Well, I have to sneakily admit that I also have one to read, review and giveaway, and am desperate now to buy one, so am going to enter your giveaway in the hope I win one of yours! 😀
I’d heard great things about this author but was unsure about whether this book would be for me. On the strength of your review I’m definitely going to buy a copy…unless I win one in your giveaway of course! 😉
Would love to read a book that intelligently reinforces the amazing job that mums do!
I loved ‘What Mothers Do…’ and would live to read the new book.
Being a BFC may be a drop in the ocean but it sure has a lot of ripples.
Sounds like a fascinating read. I recognise a lot of changes in myself since becoming a mummy and am sometimes surprised by my own reaction or strength of feeling about things I had not given a thought before.
I heard a lot about her first book but haven’t read it yet.
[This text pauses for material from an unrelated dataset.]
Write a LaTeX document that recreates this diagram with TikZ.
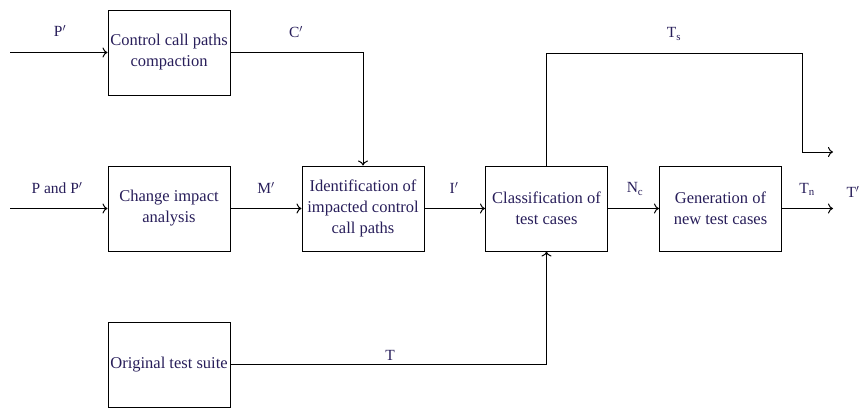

Then a few weeks ago, I read her interview with The Guardian, and I thought I must read this. Thanks for the chance 🙂
I would love to have a copy – her first book was something of a bible to me when I first had a baby, and I’ve revisited it again since having my second babe, too. Please add me to the list of contenders!
I’m interested. Not a mother yet, but I’m hoping to become one sometime soon.
I am so looking forward to finding the space to read this book! The bit at the end of the first book about the toothpaste never fails to make me teary 🙂 In a good way.